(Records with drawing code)
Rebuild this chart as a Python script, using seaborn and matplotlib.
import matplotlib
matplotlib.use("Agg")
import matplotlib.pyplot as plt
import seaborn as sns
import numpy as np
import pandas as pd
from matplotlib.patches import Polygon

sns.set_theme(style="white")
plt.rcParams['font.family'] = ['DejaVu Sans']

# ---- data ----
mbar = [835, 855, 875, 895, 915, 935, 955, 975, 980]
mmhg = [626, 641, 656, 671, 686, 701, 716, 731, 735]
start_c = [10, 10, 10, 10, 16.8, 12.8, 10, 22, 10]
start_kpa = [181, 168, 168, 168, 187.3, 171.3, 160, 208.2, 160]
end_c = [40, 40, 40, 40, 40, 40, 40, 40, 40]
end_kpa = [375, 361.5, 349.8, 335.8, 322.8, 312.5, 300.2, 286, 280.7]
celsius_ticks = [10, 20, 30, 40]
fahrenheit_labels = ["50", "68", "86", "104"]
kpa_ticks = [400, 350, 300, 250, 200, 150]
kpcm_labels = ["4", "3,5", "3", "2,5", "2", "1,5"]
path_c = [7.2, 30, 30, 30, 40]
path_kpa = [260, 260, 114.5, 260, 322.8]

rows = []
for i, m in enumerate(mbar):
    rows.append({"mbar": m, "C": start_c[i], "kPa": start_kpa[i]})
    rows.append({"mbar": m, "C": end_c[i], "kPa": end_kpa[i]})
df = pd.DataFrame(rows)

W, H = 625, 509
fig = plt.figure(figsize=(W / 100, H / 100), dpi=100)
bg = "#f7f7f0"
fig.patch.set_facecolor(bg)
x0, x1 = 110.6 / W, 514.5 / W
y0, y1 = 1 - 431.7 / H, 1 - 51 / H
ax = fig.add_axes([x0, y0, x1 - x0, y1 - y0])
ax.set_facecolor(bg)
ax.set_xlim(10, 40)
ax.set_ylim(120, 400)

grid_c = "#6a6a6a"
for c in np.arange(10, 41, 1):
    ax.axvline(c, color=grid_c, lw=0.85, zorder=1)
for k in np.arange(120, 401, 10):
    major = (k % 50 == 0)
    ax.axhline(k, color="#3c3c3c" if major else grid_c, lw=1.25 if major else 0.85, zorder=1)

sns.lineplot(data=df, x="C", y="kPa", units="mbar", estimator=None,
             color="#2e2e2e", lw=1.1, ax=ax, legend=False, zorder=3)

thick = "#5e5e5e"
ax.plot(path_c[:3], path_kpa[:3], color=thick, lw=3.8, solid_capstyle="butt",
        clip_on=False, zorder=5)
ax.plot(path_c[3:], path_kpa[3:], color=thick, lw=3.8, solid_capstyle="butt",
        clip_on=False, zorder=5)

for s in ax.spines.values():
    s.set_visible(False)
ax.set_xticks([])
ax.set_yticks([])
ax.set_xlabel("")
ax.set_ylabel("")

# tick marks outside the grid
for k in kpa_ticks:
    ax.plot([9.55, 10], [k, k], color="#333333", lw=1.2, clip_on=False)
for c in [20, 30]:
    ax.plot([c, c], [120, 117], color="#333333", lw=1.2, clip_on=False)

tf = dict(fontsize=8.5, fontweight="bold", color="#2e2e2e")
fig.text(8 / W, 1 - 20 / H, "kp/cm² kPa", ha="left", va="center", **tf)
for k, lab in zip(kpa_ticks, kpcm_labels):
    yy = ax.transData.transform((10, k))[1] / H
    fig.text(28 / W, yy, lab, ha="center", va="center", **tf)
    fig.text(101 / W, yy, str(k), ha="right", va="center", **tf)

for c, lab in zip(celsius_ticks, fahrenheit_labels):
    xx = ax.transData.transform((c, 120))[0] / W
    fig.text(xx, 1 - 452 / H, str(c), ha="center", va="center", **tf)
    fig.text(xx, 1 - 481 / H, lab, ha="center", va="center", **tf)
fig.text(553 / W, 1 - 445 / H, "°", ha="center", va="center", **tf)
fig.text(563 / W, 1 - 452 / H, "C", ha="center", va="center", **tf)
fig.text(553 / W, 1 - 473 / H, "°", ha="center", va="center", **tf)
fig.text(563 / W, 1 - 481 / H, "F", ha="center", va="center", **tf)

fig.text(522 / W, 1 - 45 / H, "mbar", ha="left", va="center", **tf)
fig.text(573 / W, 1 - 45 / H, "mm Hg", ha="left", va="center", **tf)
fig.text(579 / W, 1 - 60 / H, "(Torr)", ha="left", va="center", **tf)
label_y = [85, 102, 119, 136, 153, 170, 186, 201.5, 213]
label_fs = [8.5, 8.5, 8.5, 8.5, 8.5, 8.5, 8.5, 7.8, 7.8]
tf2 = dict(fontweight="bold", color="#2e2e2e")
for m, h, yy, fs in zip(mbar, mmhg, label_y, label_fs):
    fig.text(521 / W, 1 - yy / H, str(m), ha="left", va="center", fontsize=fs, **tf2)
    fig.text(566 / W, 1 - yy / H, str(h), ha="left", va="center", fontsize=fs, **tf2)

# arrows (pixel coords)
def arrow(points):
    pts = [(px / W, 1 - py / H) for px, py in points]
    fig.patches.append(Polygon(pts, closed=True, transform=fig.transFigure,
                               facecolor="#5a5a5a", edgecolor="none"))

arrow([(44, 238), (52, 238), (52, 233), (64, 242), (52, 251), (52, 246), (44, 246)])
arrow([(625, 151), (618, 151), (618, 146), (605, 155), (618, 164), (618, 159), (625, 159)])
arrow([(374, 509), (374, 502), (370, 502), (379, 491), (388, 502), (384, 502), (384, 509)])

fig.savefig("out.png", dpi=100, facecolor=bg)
* * *
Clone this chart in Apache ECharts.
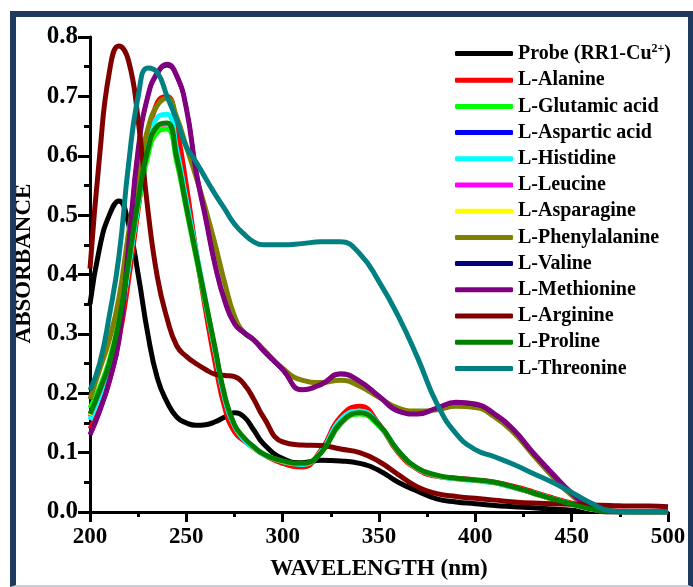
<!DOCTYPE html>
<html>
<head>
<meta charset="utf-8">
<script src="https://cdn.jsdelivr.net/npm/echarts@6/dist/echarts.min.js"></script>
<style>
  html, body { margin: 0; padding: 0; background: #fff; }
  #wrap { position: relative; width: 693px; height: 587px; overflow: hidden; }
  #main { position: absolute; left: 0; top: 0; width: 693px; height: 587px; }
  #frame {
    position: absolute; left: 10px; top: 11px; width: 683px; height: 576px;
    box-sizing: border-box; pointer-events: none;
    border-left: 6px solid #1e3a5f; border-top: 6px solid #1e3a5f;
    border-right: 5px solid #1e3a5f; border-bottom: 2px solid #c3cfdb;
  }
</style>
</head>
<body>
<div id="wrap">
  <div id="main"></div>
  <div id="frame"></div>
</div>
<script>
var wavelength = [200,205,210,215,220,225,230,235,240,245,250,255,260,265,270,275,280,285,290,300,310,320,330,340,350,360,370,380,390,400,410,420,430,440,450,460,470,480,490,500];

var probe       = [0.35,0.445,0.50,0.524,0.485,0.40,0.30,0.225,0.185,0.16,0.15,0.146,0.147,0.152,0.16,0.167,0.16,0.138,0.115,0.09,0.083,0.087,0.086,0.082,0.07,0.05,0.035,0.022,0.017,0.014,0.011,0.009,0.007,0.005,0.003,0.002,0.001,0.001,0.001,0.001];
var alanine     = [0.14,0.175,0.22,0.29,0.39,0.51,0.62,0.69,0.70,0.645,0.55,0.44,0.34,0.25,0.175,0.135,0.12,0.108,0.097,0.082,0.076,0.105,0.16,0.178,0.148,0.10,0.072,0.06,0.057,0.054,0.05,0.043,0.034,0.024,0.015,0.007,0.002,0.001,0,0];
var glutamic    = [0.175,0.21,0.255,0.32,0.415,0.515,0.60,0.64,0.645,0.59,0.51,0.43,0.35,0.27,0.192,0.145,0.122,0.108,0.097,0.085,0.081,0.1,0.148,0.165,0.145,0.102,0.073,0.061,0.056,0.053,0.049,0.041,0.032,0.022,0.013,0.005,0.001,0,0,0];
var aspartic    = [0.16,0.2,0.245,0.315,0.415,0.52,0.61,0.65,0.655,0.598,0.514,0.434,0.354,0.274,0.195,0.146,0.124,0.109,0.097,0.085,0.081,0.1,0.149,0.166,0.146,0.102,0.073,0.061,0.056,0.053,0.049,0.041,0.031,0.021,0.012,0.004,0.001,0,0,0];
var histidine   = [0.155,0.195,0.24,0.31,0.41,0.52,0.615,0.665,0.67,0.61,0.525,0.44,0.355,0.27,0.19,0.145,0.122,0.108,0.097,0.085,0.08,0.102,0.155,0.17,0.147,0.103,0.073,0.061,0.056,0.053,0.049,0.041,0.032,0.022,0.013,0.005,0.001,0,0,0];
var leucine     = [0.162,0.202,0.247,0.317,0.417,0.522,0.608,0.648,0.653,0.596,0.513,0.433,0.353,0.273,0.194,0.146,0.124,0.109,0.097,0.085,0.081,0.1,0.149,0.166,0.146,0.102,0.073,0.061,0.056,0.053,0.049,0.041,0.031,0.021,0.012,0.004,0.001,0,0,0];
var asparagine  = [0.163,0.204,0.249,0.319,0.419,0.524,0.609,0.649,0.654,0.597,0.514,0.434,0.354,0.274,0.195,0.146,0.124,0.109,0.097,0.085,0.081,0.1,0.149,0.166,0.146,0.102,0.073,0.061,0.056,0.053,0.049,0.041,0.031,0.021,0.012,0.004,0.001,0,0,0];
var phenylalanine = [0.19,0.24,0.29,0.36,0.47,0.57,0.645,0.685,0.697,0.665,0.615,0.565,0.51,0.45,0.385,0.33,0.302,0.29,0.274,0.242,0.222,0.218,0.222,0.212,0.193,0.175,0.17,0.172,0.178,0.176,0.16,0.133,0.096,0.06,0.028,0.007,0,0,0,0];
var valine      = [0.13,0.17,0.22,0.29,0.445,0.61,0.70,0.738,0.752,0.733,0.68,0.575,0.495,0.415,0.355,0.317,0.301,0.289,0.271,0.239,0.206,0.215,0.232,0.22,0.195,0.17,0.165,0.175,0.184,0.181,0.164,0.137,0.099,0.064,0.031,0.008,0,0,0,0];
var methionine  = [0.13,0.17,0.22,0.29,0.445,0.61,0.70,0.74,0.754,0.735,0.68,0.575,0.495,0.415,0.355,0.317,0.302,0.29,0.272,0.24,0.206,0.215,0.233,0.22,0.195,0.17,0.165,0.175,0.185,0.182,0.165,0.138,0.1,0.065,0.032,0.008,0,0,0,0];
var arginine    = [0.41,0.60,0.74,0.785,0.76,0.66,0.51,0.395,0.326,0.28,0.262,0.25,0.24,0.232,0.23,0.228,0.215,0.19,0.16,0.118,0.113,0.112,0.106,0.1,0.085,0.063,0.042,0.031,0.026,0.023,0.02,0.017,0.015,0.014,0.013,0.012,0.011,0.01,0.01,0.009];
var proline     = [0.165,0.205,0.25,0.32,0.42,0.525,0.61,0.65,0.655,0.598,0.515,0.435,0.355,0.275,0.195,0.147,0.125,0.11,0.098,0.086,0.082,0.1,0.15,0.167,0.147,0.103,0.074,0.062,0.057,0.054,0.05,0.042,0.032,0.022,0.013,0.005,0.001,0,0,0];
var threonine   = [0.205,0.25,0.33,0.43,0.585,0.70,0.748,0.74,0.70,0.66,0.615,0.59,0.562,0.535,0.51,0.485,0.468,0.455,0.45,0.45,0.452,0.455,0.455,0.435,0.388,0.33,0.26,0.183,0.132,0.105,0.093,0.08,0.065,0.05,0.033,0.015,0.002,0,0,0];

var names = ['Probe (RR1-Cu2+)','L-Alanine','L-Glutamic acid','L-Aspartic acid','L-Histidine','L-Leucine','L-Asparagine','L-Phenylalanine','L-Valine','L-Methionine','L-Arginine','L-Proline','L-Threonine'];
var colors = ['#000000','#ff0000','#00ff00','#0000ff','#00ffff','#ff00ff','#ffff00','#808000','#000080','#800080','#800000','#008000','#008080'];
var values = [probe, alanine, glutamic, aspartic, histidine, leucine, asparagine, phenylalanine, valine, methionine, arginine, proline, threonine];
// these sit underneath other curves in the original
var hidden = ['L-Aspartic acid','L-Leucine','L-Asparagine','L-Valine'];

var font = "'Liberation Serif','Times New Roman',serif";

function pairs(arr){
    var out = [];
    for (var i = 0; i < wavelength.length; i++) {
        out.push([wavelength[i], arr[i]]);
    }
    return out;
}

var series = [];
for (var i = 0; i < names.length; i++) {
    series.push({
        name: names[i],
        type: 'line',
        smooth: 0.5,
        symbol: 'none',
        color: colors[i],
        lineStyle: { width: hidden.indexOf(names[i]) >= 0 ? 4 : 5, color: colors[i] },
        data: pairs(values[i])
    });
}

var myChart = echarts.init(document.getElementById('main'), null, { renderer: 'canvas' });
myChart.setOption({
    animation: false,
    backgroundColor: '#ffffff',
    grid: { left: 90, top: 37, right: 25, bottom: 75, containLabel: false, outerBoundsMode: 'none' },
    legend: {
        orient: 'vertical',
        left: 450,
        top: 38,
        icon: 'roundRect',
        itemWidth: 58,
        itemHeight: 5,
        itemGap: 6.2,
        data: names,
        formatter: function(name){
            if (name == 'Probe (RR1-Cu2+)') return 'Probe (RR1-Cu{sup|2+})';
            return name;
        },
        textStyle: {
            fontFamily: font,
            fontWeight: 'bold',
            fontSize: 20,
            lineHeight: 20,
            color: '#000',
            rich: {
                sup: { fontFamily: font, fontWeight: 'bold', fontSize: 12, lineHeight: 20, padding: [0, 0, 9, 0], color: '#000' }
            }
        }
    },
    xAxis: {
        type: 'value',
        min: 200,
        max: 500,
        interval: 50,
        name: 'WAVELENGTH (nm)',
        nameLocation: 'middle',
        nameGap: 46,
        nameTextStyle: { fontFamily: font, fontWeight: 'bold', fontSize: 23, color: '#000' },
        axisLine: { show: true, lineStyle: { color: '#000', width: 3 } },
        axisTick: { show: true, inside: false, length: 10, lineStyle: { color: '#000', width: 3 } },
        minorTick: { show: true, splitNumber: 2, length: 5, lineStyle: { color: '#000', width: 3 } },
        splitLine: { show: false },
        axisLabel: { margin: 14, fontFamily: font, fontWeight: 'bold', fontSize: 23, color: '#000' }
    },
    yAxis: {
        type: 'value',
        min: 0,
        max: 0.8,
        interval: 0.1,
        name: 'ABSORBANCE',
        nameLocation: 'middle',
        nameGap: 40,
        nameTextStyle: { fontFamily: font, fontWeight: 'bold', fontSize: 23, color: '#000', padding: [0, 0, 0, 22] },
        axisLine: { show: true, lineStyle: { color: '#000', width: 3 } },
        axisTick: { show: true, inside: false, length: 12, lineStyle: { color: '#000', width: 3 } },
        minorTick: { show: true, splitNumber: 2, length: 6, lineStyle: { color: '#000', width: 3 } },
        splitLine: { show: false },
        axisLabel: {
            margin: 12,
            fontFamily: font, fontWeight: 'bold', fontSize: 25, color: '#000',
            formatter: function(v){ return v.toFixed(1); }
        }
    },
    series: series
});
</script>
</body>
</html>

DIRECTION:
Nothing outside the span should appear: copy exactly from the line with "Rebuild this chart" through the line with "plt.rcParams['font.family'] = ['DejaVu Sans']".

SOLUTION FOR THIS TASK:
Rebuild this chart as a Python script, using seaborn and matplotlib.
import matplotlib
matplotlib.use("Agg")
import matplotlib.pyplot as plt
import seaborn as sns
import numpy as np
import pandas as pd
from matplotlib.patches import Polygon

sns.set_theme(style="white")
plt.rcParams['font.family'] = ['DejaVu Sans']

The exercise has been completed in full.